Igual a si próprio, Rebelo lançou uma crítica veemente a todos aqueles (sobretudo da classe governante) que, na sua opinião, vivem à custa do sofrimento do povo. Rebelo pronunciou-se nestes termos em resposta a uma inquietação de um jovem, que procurou saber qual era a opinião do ex-ideólogo da Frelimo em torno da corrupção que se instalou nas mais altas esferas de governação.
“O Governo é uma entidade abstracta. Dentro do governo existem ministros, vice-ministros, directores nacionais (...). alguns destes estão a enriquecer à custa do povo. Mas há também gente séria. O que me preocupa é ver esses sérios e honestos a serem corridos de lá. Conheço, por exemplo, o Dr. Ivo Garrido e sei que não é corrupto e nem está associado à corrupção, mas foi corrido do Governo. Eu não percebo porquê? Conheço também o Dr. Eneas Comiche e sei da luta que desenvolveu no Conselho Municipal visando acabar com esquemas de corrupção (...), mas ele também foi corrido”, lamentou Jorge Rebelo.
Depois da palestra, a nossa equipa de reportagem procurou Rebelo para explicar, com mais detalhes, o conteúdo das suas inquietações, mas ele escusou-se a responder, aconselhando-nos a “perguntar ao Chefe de Estado” sobre as razões que levam gente honesta a ser “corrida do governo”.

Falta de referências

Para Rebelo, o país vive uma crise de valores e de falta de referências de integridade. Por isso, há quem busca a referência para o combate à corrupção em confissões religiosas. Entretanto, a solução mais próxima são as figuras de Samora e Eduardo Mondlane, pois deixaram lições e definiram a corrupção como um mal a combater.
“Vocês, a juventude, enfrentam hoje uma grave crise de valores. Em parte, dizem, vocês próprios, que é por falta de referências. Olham à volta, vêem ou ouvem dizer que foram roubados 14 milhões de dólares no BCM, que Carlos Cardoso e Siba-Siba Macuácua foram assassinados porque conheciam e podiam identificar os bandidos, que um ministro utilizou dinheiro do seu ministério para pagar bolsas de estudo no estrangeiro para os seus filhos (...)”. Ainda no âmbito da alegada ausência de um comportamento digno de imitação na actualidade, diz Rebelo: “os jovens questionam-se, mas não encontram balizas para o seu comportamento. É como um campo sem balizas, cada um marca o golo em qualquer parte do campo e o golo é válido”.
Entretanto, a obsessão pelo enriquecimento dentro dos quadros do Governo e antigos combatentes é, segundo Rebelo, um desvio em relação ao comportamento inicial. “Durante a luta, ninguém estava preocupado em ser rico, mas mudamos”.
Só para dar um exemplo, Jorge Rebelo diz que na morte de Samora Machel, o Comité Central da Frelimo disse, numa mensagem fúnebre, que jurou combater a corrupção. A mensagem era: “Comprometemo-nos a apontar as armas também para dentro. Saberemos neutralizar aqueles que enriquecem com a miséria”.

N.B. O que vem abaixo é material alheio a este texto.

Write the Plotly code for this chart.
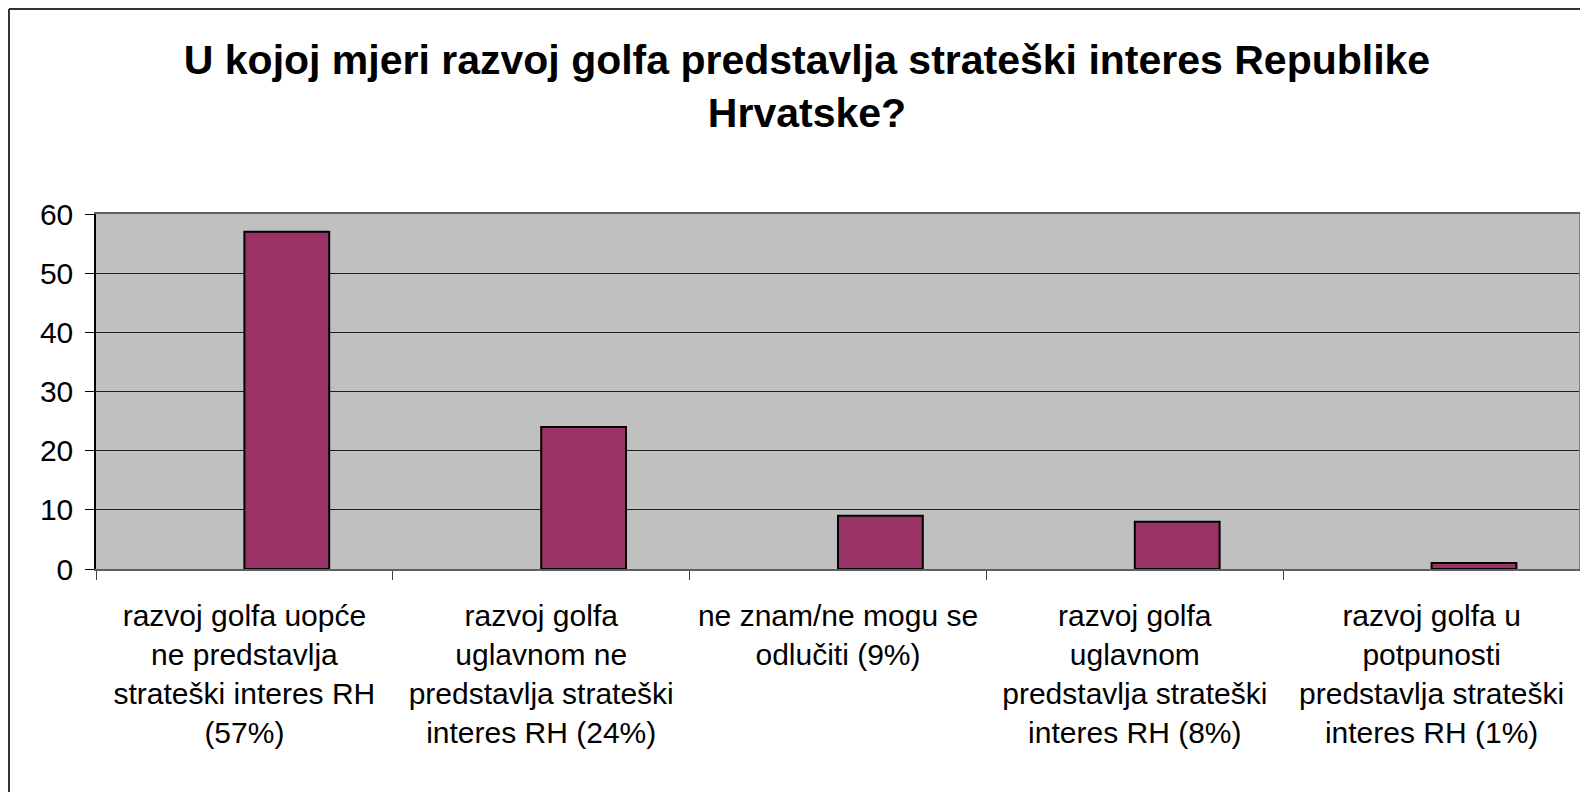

“Produção de alimentos é um desastre”

Na óptica de Rebelo, não é só a falta de referência em matérias de corrupção e degradação de valores que deve preocupar os jovens, pois também as políticas desenhadas para o país, que não são eficazes.
“Na agricultura, principalmente, a produção de alimentos é um desastre. Mesmo a batata, cebola e tomate que comemos diariamente são importadas. A indústria é praticamente inexistente e, como consequência, os preços são insuportáveis”, disse Rebelo para quem as políticas para o sector estão a falhar.
Os defeitos de Samora Machel

Jorge Rebelo reconheceu também que, durante os anos do “samorismo”, muitos erros foram cometidos. Mais adiante, Rebelo disse que os meus foram cometidos porque os jovens governantes tinham ideias “utópicas” na ânsia de fazer o país um referencial de desenvolvimento e de justiça social.

“Samora teve defeitos, como qualquer outro”, disse Rebelo. Mas quais?

Jorge Rebelo apontou três: Samora Machel, enfrentado pelo elevado índice de criminalidade, chegou a convencer a Assembleia da República Popular para aprovação de uma lei, prevendo chicotadas para as pessoas que fossem indiciadas em determinados crimes.
Essa proposta, de acordo com Rebelo, criou sérias divergências de opinião, mas a disciplina partidária levou, por fim, à sua aprovação, embora sem reunir consenso. Por isso, em pouco tempo, a proposta viria a originar críticas mútuas no seio das alas da Frelimo.
Rebelo deixou claro que, embora Samora Machel fosse o líder do partido e da República, as decisões eram tomadas de uma forma colegial e solidária.